CSA has just opened public review on CSA Z432, Safeguarding of Machinery, third edition. If you are a user, a builder of machinery, or an evaluator of machinery, this is your opportunity to see the draft of this important standard, and to make comments to help the Technical Committee improve the standard on your behalf.

To access the public review copy, you must register on CSA’s Public Review system. Registration is free and allows you to get read-only access to the drafts of all new standards that CSA is preparing to publish.

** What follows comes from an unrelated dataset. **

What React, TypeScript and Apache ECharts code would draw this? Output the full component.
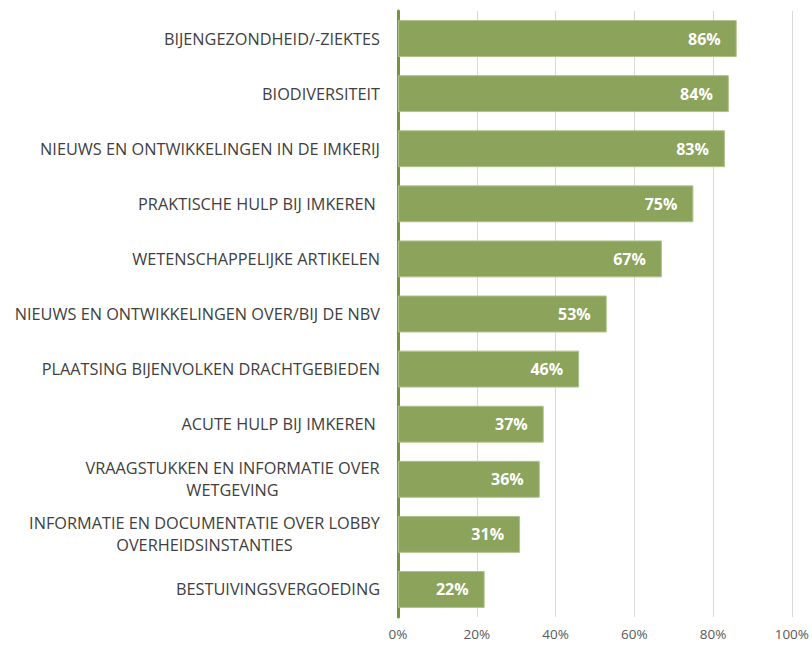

The time you take to read and comment on new standards is very valuable to the Technical Committees, as it helps us to correct areas where misunderstandings or confusion may exist, and to add material where it is needed.

See the Draft

Review closes 2-Jan-2016, so don’t delay!

If you need more information, please contact Jill Collins at CSA Group.

 

Canada Adopts ISO 13857 – Safety Distances

Safety Distances

ISO 13857 2008, Figure 2 - Safety Distance for reaching over a protective structure
ISO 13857 2008, Figure 2 – Reaching Over Protective Structure

As part of the work on the 3rd Edition of CSA Z432, Canada has decided to adopt ISO 13857 as CSA Z13857. The standard is to be adopted without technical deviations.

Why ISO 13857?

CSA Z432 has long had portions of the information in ISO 13857 in its annexes – Annex C has tables for reaching through openings and reaching over structures, much like the one above, that users have found useful over the years. Unfortunately, these tables have also proved a bit confusing, as they are somewhat different than CSA Z432 Table 3. While neither set of safe-distance values is less safe, the values in Table 3 are very similar to those used in the USA, which was the original source for that information.

When Z432 was first being developed in the late 1980’s, most machinery was coming in from the US, so harmonisation with US OSHA guidelines was more important than harmonising internationally. Today, import of machinery from the EU is common, and Canadian export of machinery around the world is part of doing business. CSA’s Safety of Machinery Technical Committee decided to help manufacturers and importers by harmonising Canada’s standards with the International Standards by adopting ISO 13857 as a Canadian Standard.

Public Review

If you are interested in reviewing and  commenting on this adoption, please visit the CSA Public Review Page for the standard. Comments close 13/07/2015.

Details:

Identifier: Z13857

Title: Safety of machinery — Safety distances to prevent hazard zones being reached by upper and lower limbs (Adoption without deviations) (New Standard) Expiry date: 13/07/2015

This International Standard establishes values for safety distances in both industrial and non-industrial environments to prevent machinery hazard zones being reached. The safety distances are appropriate for protective structures. It also gives information about distances to impede free access by the lower limbs (see 4.3).